Anche se la location è per forza di cose la stessa (il carcere), così come il potenziale drammaturgico e gran parte delle tematiche messe in campo, il merito del regista è stato quello di aver spogliato il tutto dalla veste solita; una veste che a lungo andare non ha fatto altro che generare cloni, varianti e nulla di più.
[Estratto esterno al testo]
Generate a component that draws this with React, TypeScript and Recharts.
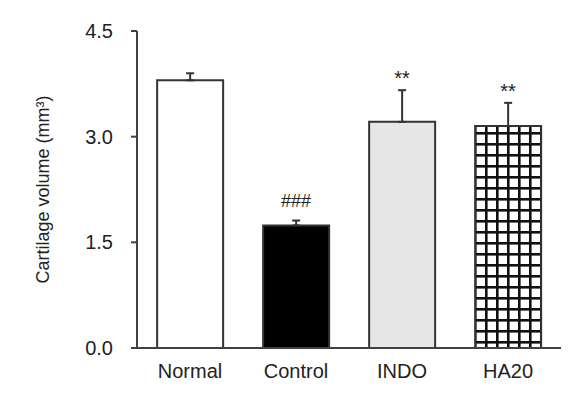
import React from 'react';
import { ComposedChart, Bar, Line, XAxis, YAxis, ErrorBar, Cell, LabelList } from 'recharts';

const groups = ['Normal', 'Control', 'INDO', 'HA20'];
const volumes = [3.80, 1.74, 3.21, 3.15];
const errorsUp = [0.10, 0.07, 0.45, 0.33];
const marks = ['', '###', '**', '**'];
const yTicks = [0, 1.5, 3.0, 4.5];
const fills = ['#ffffff', '#000000', '#e6e6e6', 'url(#gridPattern)'];

const data = groups.map((g, i) => ({
  group: g,
  volume: volumes[i],
  err: [0, errorsUp[i]],
  markPos: volumes[i] + errorsUp[i],
  mark: marks[i],
}));

const FONT = '"Liberation Sans", Arial, sans-serif';

const MarkLabel = (props: any) => {
  const { x, y, value } = props;
  if (!value) return null;
  const isHash = String(value).startsWith('#');
  return (
    <text
      x={x}
      y={y - (isHash ? 13 : 5)}
      textAnchor="middle"
      fill="#222"
      fontSize={isHash ? 18 : 20}
      fontFamily={FONT}
    >
      {value}
    </text>
  );
};

export default function App() {
  return (
    <div style={{ position: 'absolute', left: 0, top: 0 }}>
      <ComposedChart
        width={582}
        height={398}
        data={data}
        margin={{ top: 31, right: 21, bottom: 0, left: 0 }}
        barCategoryGap="19%"
      >
        <defs>
          <pattern id="gridPattern" patternUnits="userSpaceOnUse" x={474} y={0} width={11} height={11}>
            <rect x={0} y={0} width={11} height={11} fill="#ffffff" />
            <rect x={0} y={0} width={2.6} height={11} fill="#111111" />
            <rect x={0} y={0} width={11} height={2.6} fill="#111111" />
          </pattern>
        </defs>
        <XAxis
          dataKey="group"
          height={50}
          tickLine={false}
          tickSize={0}
          tickMargin={16}
          axisLine={{ stroke: '#404040', strokeWidth: 2 }}
          tick={{ fill: '#222', fontSize: 20, fontFamily: FONT }}
          padding={{ left: 0, right: 0 }}
        />
        <YAxis
          width={137}
          domain={[0, 4.5]}
          ticks={yTicks}
          tickFormatter={(v: number) => v.toFixed(1)}
          tickSize={6}
          tickMargin={18}
          tickLine={{ stroke: '#404040', strokeWidth: 2 }}
          axisLine={{ stroke: '#404040', strokeWidth: 2 }}
          tick={{ fill: '#222', fontSize: 20, fontFamily: FONT }}
          label={{
            value: 'Cartilage volume (mm³)',
            angle: -90,
            position: 'insideLeft',
            dx: 38,
            fill: '#222',
            fontSize: 18,
            fontFamily: FONT,
            style: { textAnchor: 'middle' },
          }}
        />
        <Bar dataKey="volume" isAnimationActive={false} stroke="#333" strokeWidth={2}>
          {data.map((d, i) => (
            <Cell key={d.group} fill={fills[i]} />
          ))}
          <ErrorBar dataKey="err" direction="y" width={4} stroke="#333" strokeWidth={2} />
        </Bar>
        <Line
          dataKey="markPos"
          stroke="none"
          dot={false}
          activeDot={false}
          isAnimationActive={false}
        >
          <LabelList dataKey="mark" content={MarkLabel} />
        </Line>
      </ComposedChart>
    </div>
  );
}
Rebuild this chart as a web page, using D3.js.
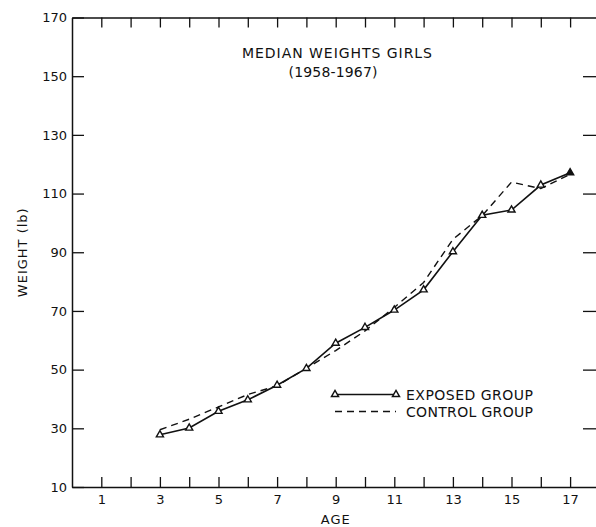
<!DOCTYPE html>
<html>
<head>
<meta charset="utf-8">
<script src="https://cdn.jsdelivr.net/npm/d3@7"></script>
<style>
  html, body { margin: 0; padding: 0; background: #fff; }
  svg { display: block; }
  text { font-family: "DejaVu Sans", sans-serif; fill: #111; }
</style>
</head>
<body>
<svg id="chart" width="596" height="527"></svg>
<script>
const ages = [3, 4, 5, 6, 7, 8, 9, 10, 11, 12, 13, 14, 15, 16, 17];
const exposedGroup = [27.8, 30.1, 35.8, 39.7, 44.7, 50.4, 59.0, 64.4, 70.3, 77.2, 90.2, 102.6, 104.4, 112.9, 117.1];
const controlGroup = [29.5, 33.1, 37.3, 41.5, 44.5, 50.5, 56.5, 63.2, 71.2, 79.7, 94.4, 102.5, 113.9, 111.7, 116.6];
const xTickValues = [1, 2, 3, 4, 5, 6, 7, 8, 9, 10, 11, 12, 13, 14, 15, 16, 17];
const xTickLabels = ["1", "3", "5", "7", "9", "11", "13", "15", "17"];
const yTickValues = [10, 30, 50, 70, 90, 110, 130, 150, 170];
const titleLines = ["MEDIAN WEIGHTS GIRLS", "(1958-1967)"];
const legendLabels = ["EXPOSED GROUP", "CONTROL GROUP"];
const xTitle = "AGE";
const yTitle = "WEIGHT (lb)";

const svg = d3.select("#chart");
const x = d3.scaleLinear().domain([0, 18]).range([72, 599.4]);
const y = d3.scaleLinear().domain([10, 170]).range([487, 17.5]);
const ink = "#111";

function styleAxis(g) {
  g.selectAll("path.domain").attr("stroke", ink).attr("stroke-width", 1.5);
  g.selectAll(".tick line").attr("stroke", ink).attr("stroke-width", 1.3);
  g.selectAll(".tick text").attr("font-family", "DejaVu Sans, sans-serif").attr("font-size", 13).attr("fill", ink);
}

// bottom axis
const gx = svg.append("g").attr("transform", `translate(0,${y(10)})`)
  .call(d3.axisBottom(x).tickValues(xTickValues).tickSize(-10).tickSizeOuter(0).tickPadding(8)
    .tickFormat(d => xTickLabels.includes(String(d)) ? String(d) : ""));
styleAxis(gx);

// top axis (border with inward ticks)
const gt = svg.append("g").attr("transform", `translate(0,${y(170)})`)
  .call(d3.axisTop(x).tickValues(xTickValues).tickSize(-10).tickSizeOuter(0).tickFormat(""));
styleAxis(gt);

// left axis
const gy = svg.append("g").attr("transform", `translate(${x(0)},0)`)
  .call(d3.axisLeft(y).tickValues(yTickValues).tickSize(-12).tickSizeOuter(0).tickPadding(5));
styleAxis(gy);

// right ticks
const gr = svg.append("g").attr("transform", `translate(596,0)`)
  .call(d3.axisRight(y).tickValues(yTickValues.slice(1, -1)).tickSize(-13).tickSizeOuter(0).tickFormat(""));
styleAxis(gr);
gr.select("path.domain").remove();

// axis titles
svg.append("text").attr("x", x(9)).attr("y", 524).attr("text-anchor", "middle")
  .attr("font-size", 13).attr("letter-spacing", 1).text(xTitle);
svg.append("text").attr("transform", `translate(27,${y(90)}) rotate(-90)`).attr("text-anchor", "middle")
  .attr("font-size", 13).attr("letter-spacing", 1).text(yTitle);

// title
svg.append("text").attr("x", 337).attr("y", 58).attr("text-anchor", "middle")
  .attr("font-size", 14).attr("textLength", 190).attr("lengthAdjust", "spacing").text(titleLines[0]);
svg.append("text").attr("x", 333).attr("y", 77).attr("text-anchor", "middle")
  .attr("font-size", 14).attr("textLength", 89).attr("lengthAdjust", "spacing").text(titleLines[1]);

// lines
const controlData = ages.map((a, i) => [a, controlGroup[i]]);
const exposedData = ages.map((a, i) => [a, exposedGroup[i]]);
const line = d3.line().x(d => x(d[0])).y(d => y(d[1]));

svg.append("path").datum(controlData).attr("d", line).attr("fill", "none")
  .attr("stroke", ink).attr("stroke-width", 1.4).attr("stroke-dasharray", "7,5");
svg.append("path").datum(exposedData).attr("d", line).attr("fill", "none")
  .attr("stroke", ink).attr("stroke-width", 1.6);

const tri = d3.symbol().type(d3.symbolTriangle).size(22);
svg.selectAll("path.pt").data(exposedData).enter().append("path").attr("class", "pt")
  .attr("d", tri).attr("transform", d => `translate(${x(d[0])},${y(d[1])})`)
  .attr("fill", (d, i) => i === exposedData.length - 1 ? ink : "#fff")
  .attr("stroke", ink).attr("stroke-width", 1.4);

// legend
const lx0 = 335, lx1 = 396, ly0 = 394.5, ly1 = 411.5;
svg.append("line").attr("x1", lx0).attr("x2", lx1).attr("y1", ly0).attr("y2", ly0)
  .attr("stroke", ink).attr("stroke-width", 1.6);
[lx0, lx1].forEach(px => {
  svg.append("path").attr("d", tri).attr("transform", `translate(${px},${ly0})`)
    .attr("fill", "#fff").attr("stroke", ink).attr("stroke-width", 1.4);
});
svg.append("line").attr("x1", lx0).attr("x2", lx1).attr("y1", ly1).attr("y2", ly1)
  .attr("stroke", ink).attr("stroke-width", 1.4).attr("stroke-dasharray", "7,5");
svg.append("text").attr("x", 406).attr("y", ly0 + 5.5).attr("font-size", 14)
  .attr("textLength", 127).attr("lengthAdjust", "spacing").text(legendLabels[0]);
svg.append("text").attr("x", 406).attr("y", ly1 + 5.5).attr("font-size", 14)
  .attr("textLength", 127).attr("lengthAdjust", "spacing").text(legendLabels[1]);
</script>
</body>
</html>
Particolarmente esaustiva, in tal senso, è la motivazione che ha accompagnato mesi or sono la menzione della giuria studenti al Festival di Todi attribuita alla pellicola del regista padovano, e che noi siamo andati a ripescare: “Per aver raccontato con intensità e delicatezza il difficile e cinematograficamente abusato tema della detenzione, senza scivolare mai nella retorica, nello stereotipo e negli stilemi legati all’immaginario comune dell’esperienza carceraria; per la capacità di coinvolgere emotivamente lo spettatore dal primo all’ultimo fotogramma utile, creando una forte empatia nei confronti delle storie e delle persone che le animano”. Queste poche righe sottolineano alla perfezione i meriti e i punti di forza del documentario.
Da parte nostra aggiungiamo che quello di Cinetto è un piccolo film nel film, che si riflette continuamente nel suo progredire, dove è il regista stesso a mettersi in gioco e a confrontarsi faccia a faccia con i protagonisti. Si sdoppia attraverso un attento gioco di metalinguaggio mano a mano che il racconto, le situazioni, le immagini e le parole che lo compongono, prendono forma e sostanza sullo schermo. Questo fa di A tempo debito un’opera che riesce ad andare oltre la superfice e oltre tutto ciò che ci si sarebbe aspettati da un film sul e nel carcere. Qui si assiste a qualcosa di più, che tocca altre corde come quelle dell’integrazione, della condivisione, della redenzione, dell’identità, dei legami e del potere intrinseco dell’Arte. Un magma, questo, delicato e incandescente, che Cinetto riesce a controllare e a riportare in ogni singolo fotogramma con cura e soprattutto grande rispetto nei confronti delle storie che ha raccontato e di chi le ha raccontate.